Problema itu membuat gerakan relawan bermunculan. Utamanya, dari internal PDIP sendiri. Gerakan relawan bernama Projo pun lahir pada Kongres Projo I pada 23 Desember 2013. Pendirinya didominasi oleh kader PDIP dan aktivis mahasiswa 1998. Dari Budi Arie Setiadi hingga Fahmi Alhabsyi.

Ketua Umum DPP Projo Budi Arie (tengah) bersama Sekjen Handoko (kanan) dan Bendahara Umum Panel Barus (kiri) menjawab pertanyaan wartawan saat konferensi pers usai rakernas di Jakarta, Minggu (15/10/2023). Dalam rakernas VI tersebut membahas strategi pemenangan usai deklarasi dukungan terhadap Prabowo Subianto dalam Pilpres 2024. (Antara/Asprilla Dwi Adha)
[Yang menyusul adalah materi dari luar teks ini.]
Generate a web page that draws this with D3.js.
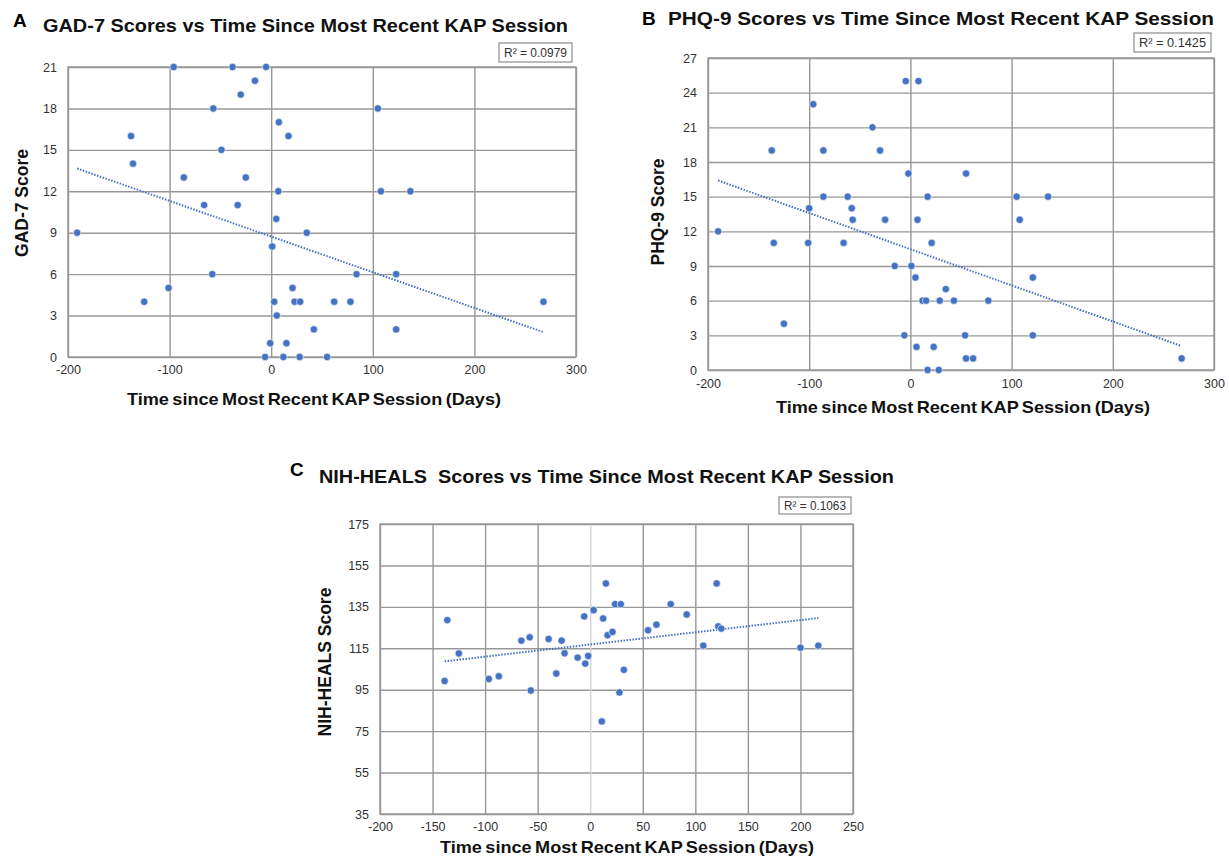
<!DOCTYPE html>
<html>
<head>
<meta charset="utf-8">
<script src="https://cdn.jsdelivr.net/npm/d3@7"></script>
<style>
    body { margin: 0; background: #fff; }
    text { font-family: "Liberation Sans", Arial, sans-serif; }
</style>
</head>
<body>
<svg id="chart" width="1229" height="856"></svg>
<script>
// panel A: GAD-7
const gadDays = [-96, -38, -5, -16, -30, -57, 105, 7.5, -138, 17, -49, -136, -86, -25, 7, 108, 137, -66, -33, 5,
    -191, 35, 1, -58, 84, 123, -101, 21, -125, 3, 23, 28.5, 62, 78, 268, 5.5, 42, 123, -1, 15, -6, 12, 28, 55];
const gadScores = [21, 21, 21, 20, 19, 18, 18, 17, 16, 16, 15, 14, 13, 13, 12, 12, 12, 11, 11, 10,
    9, 9, 8, 6, 6, 6, 5, 5, 4, 4, 4, 4, 4, 4, 4, 3, 2, 2, 1, 1, 0, 0, 0, 0];
const gadTrend = [[-191, 13.65], [268, 1.8]];

// panel B: PHQ-9
const phqDays = [-4.6, 8, -96, -37.5, -137, -86, -30, -2, 55, -86, -62, 17, 105, 136, -100, -58, -57, -25, 7, 108,
    -190, -135, -101, -66, 21, -15.5, 1, 5, 121, 35, 12, 15.5, 29, 43, 77, -125, -6, 54, 121, 6, 23, 55, 62, 268, 17, 28];
const phqScores = [25, 25, 23, 21, 19, 19, 19, 17, 17, 15, 15, 15, 15, 15, 14, 14, 13, 13, 13, 13,
    12, 11, 11, 11, 11, 9, 9, 8, 8, 7, 6, 6, 6, 6, 6, 4, 3, 3, 3, 2, 2, 1, 1, 1, 0, 0];
const phqTrend = [[-190, 16.4], [267, 2.1]];

// panel C: NIH-HEALS
const healsDays = [-138.5, -136, -125, -96.5, -87, -65.5, -57.6, -56.5, -39.6, -32.3, -27.2, -24.4, -12, -5.7, -4.7, -1.9,
    3.2, 11, 12.3, 14.9, 16.5, 21.2, 23.7, 27.8, 29.1, 32, 55, 63, 76.6, 91.8, 107.6, 120.3, 121.8, 124.7, 200, 217];
const healsScores = [99.2, 128.6, 112.5, 100.2, 101.5, 118.7, 120.3, 94.6, 119.5, 102.8, 118.7, 112.6, 110.5, 130.4, 107.6, 111.3,
    133.4, 79.7, 129.4, 146.3, 121.3, 122.9, 136.3, 93.7, 136.3, 104.6, 123.7, 126.4, 136.3, 131.3, 116.3, 146.3, 125.6, 124.5, 115.3, 116.3];
const healsTrend = [[-138.5, 108.7], [217, 129.6]];

const xTicksAB = [-200, -100, 0, 100, 200, 300];
const xTicksC = [-200, -150, -100, -50, 0, 50, 100, 150, 200, 250];
const gadTicks = [0, 3, 6, 9, 12, 15, 18, 21];
const phqTicks = [0, 3, 6, 9, 12, 15, 18, 21, 24, 27];
const healsTicks = [35, 55, 75, 95, 115, 135, 155, 175];

const xLabel = "Time since Most Recent KAP Session (Days)";

const panels = [
    {
        letter: "A", title: "GAD-7 Scores vs Time Since Most Recent KAP Session", yLabel: "GAD-7 Score", r2: "R² = 0.0979",
        days: gadDays, scores: gadScores, trend: gadTrend, xTicks: xTicksAB, yTicks: gadTicks,
        left: 68, right: 576, top: 67, bottom: 357,
        letterPos: [13, 27], titlePos: [43, 32], titleLen: 525,
        r2Box: [499, 43, 73, 19], yLabelPos: [22, 203], xLabelPos: [314, 405], xTickY: 377, zeroLight: false
    },
    {
        letter: "B", title: "PHQ-9 Scores vs Time Since Most Recent KAP Session", yLabel: "PHQ-9 Score", r2: "R² = 0.1425",
        days: phqDays, scores: phqScores, trend: phqTrend, xTicks: xTicksAB, yTicks: phqTicks,
        left: 708, right: 1214, top: 58, bottom: 370,
        letterPos: [642, 25], titlePos: [668, 25], titleLen: 546,
        r2Box: [1134, 33, 77, 19], yLabelPos: [658, 212], xLabelPos: [963, 413], xTickY: 391, zeroLight: false
    },
    {
        letter: "C", title: "NIH-HEALS  Scores vs Time Since Most Recent KAP Session", yLabel: "NIH-HEALS Score", r2: "R² = 0.1063",
        days: healsDays, scores: healsScores, trend: healsTrend, xTicks: xTicksC, yTicks: healsTicks,
        left: 380, right: 853, top: 524, bottom: 814,
        letterPos: [290, 476], titlePos: [319, 483], titleLen: 575,
        r2Box: [779, 497, 72, 17], yLabelPos: [325, 662], xLabelPos: [627, 853], xTickY: 834, zeroLight: true
    }
];

const svg = d3.select("#chart");
const gridColor = "#979797";
const dotColor = "#4472C4";

panels.forEach(p => {
    const g = svg.append("g");

    const x = d3.scaleLinear()
        .domain([p.xTicks[0], p.xTicks[p.xTicks.length - 1]])
        .range([p.left, p.right]);
    const y = d3.scaleLinear()
        .domain([p.yTicks[0], p.yTicks[p.yTicks.length - 1]])
        .range([p.bottom, p.top]);

    // horizontal grid
    g.append("g")
        .attr("transform", `translate(${p.left}, 0)`)
        .call(d3.axisLeft(y).tickValues(p.yTicks).tickSize(-(p.right - p.left)).tickFormat(""))
        .call(a => a.select(".domain").remove())
        .call(a => a.selectAll("line").attr("stroke", gridColor).attr("stroke-width", 1.4));

    // vertical grid
    g.append("g")
        .attr("transform", `translate(0, ${p.bottom})`)
        .call(d3.axisBottom(x).tickValues(p.xTicks).tickSize(-(p.bottom - p.top)).tickFormat(""))
        .call(a => a.select(".domain").remove())
        .call(a => a.selectAll("line")
            .attr("stroke", d => (p.zeroLight && d === 0) ? "#d4d4d4" : gridColor)
            .attr("stroke-width", 1.4));

    // plot border
    g.append("rect")
        .attr("x", p.left).attr("y", p.top)
        .attr("width", p.right - p.left).attr("height", p.bottom - p.top)
        .attr("fill", "none").attr("stroke", gridColor).attr("stroke-width", 1.4);

    // tick labels (plain hyphen for negatives, as in the original)
    g.append("g")
        .attr("transform", `translate(${p.left - 11}, 0)`)
        .call(d3.axisLeft(y).tickValues(p.yTicks).tickSize(0).tickPadding(0).tickFormat(d => String(d)))
        .call(a => a.select(".domain").remove())
        .call(a => a.selectAll("text").attr("font-size", 12.5).attr("fill", "#333")
            .attr("font-family", "'Liberation Sans', Arial, sans-serif"));

    g.append("g")
        .attr("transform", `translate(0, ${p.xTickY - 12})`)
        .call(d3.axisBottom(x).tickValues(p.xTicks).tickSize(0).tickPadding(0).tickFormat(d => String(d)))
        .call(a => a.select(".domain").remove())
        .call(a => a.selectAll("text").attr("font-size", 12.5).attr("fill", "#333")
            .attr("font-family", "'Liberation Sans', Arial, sans-serif"));

    // trend line
    g.append("line")
        .attr("x1", x(p.trend[0][0])).attr("y1", y(p.trend[0][1]))
        .attr("x2", x(p.trend[1][0])).attr("y2", y(p.trend[1][1]))
        .attr("stroke", dotColor).attr("stroke-width", 2)
        .attr("stroke-dasharray", "1.5,1.5");

    // points
    g.selectAll(".dot")
        .data(p.days.map((d, i) => ({ day: d, score: p.scores[i] })))
        .join("circle")
        .attr("class", "dot")
        .attr("cx", d => x(d.day))
        .attr("cy", d => y(d.score))
        .attr("r", 3.7)
        .attr("fill", dotColor)
        .attr("stroke", "#fff")
        .attr("stroke-width", 0.6);

    // R² box
    g.append("rect")
        .attr("x", p.r2Box[0]).attr("y", p.r2Box[1])
        .attr("width", p.r2Box[2]).attr("height", p.r2Box[3])
        .attr("fill", "#fff").attr("stroke", "#8c8c8c").attr("stroke-width", 1.2);
    g.append("text")
        .attr("x", p.r2Box[0] + p.r2Box[2] / 2)
        .attr("y", p.r2Box[1] + p.r2Box[3] / 2 + 4.5)
        .attr("text-anchor", "middle")
        .attr("font-size", 12.5)
        .attr("fill", "#333")
        .attr("textLength", p.r2Box[2] - 10)
        .attr("lengthAdjust", "spacingAndGlyphs")
        .text(p.r2);

    // titles
    g.append("text")
        .attr("x", p.letterPos[0]).attr("y", p.letterPos[1])
        .attr("font-size", 19).attr("font-weight", "bold")
        .text(p.letter);
    g.append("text")
        .attr("x", p.titlePos[0]).attr("y", p.titlePos[1])
        .attr("font-size", 19).attr("font-weight", "bold")
        .attr("fill", "#111")
        .style("white-space", "pre")
        .attr("textLength", p.titleLen)
        .attr("lengthAdjust", "spacingAndGlyphs")
        .text(p.title);

    // axis labels
    g.append("text")
        .attr("transform", `translate(${p.yLabelPos[0] + 6}, ${p.yLabelPos[1]}) rotate(-90)`)
        .attr("text-anchor", "middle")
        .attr("font-size", 17.5).attr("font-weight", "bold")
        .attr("fill", "#111")
        .text(p.yLabel);
    g.append("text")
        .attr("x", p.xLabelPos[0]).attr("y", p.xLabelPos[1])
        .attr("text-anchor", "middle")
        .attr("font-size", 17).attr("font-weight", "bold")
        .attr("fill", "#111")
        .attr("word-spacing", -1.5)
        .attr("textLength", 374)
        .attr("lengthAdjust", "spacingAndGlyphs")
        .text(xLabel);
});
</script>
</body>
</html>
Kehadiran Projo semakin menyiratkan makna bahwa sosok Capres yang tepat dari PDIP adalah Jokowi, bukan Megawati. Projo terus mengumpulkan ribuan relawan. Bahkan, Projo turut terjun ke kader-kader PDIP di daerah. Mayoritas kader PDIP justru mendukung Jokowi sebagai Capres.

Hasilnya gemilang. Aspirasi itu kemudian didengar oleh PDIP dan Projo terus memainkan peran sentralnya untuk meningkatkan popularitas Jokowi. Jokowi yang kemudian berpasangan dengan Jusuf Kalla (JK) memenangkan Pilpres 2014. Keduanya kemudian jadi Presiden dan Wakil Presiden Indonesia yang baru.

Projo senang bukan main. Jokowi yang notabene tokoh yang didukungnya mampu jadi orang nomor satu Indonesia. Kondisi itu tak membuat Projo membubarkan diri. Projo justru menjelma sebagai organisasi yang memonitor pemerintah Jokowi. Bahkan, hingga hari ini. Pun petinggi Projo ikut diserta Jokowi dalam pemerintahan. Utamanya, Budi Arie Setiadi yang kini jadi Menteri Komunikasi dan Informatiko (Menkominfo) sedari 17 Juni 2023.

“Seiring dinamika politik di tanah air, sejumlah kader dan simpatisan partai PDIP, serta puluhan paguyuban warga daerah-daerah yang berdomisili di DKI Jakarta mendirikan organisasi Projo di Jakarta pada 21 Desember 2013. Satu aspirasi Projo adalah mendukung Jokowi maju sebagai calon Presiden 2014.”

“Alasannya, Jokowi dianggap sebagai sosok yang mampu membawa perubahan ke arah yang lebih baik dan konkret. Sekretaris Koordinator Nasional Projo, Budi Arie Setiadi mengatakan, saat ini gelora dan dukungan untuk memperjuangkan Jokowi menjadi Capres untuk Pemilu 2014 semakin membesar dan berasal dari berbagai lapisan elemen masyarakat,” ungkap Damhuri Muhammad dalam buku Mengantar ke Gerbang (2014).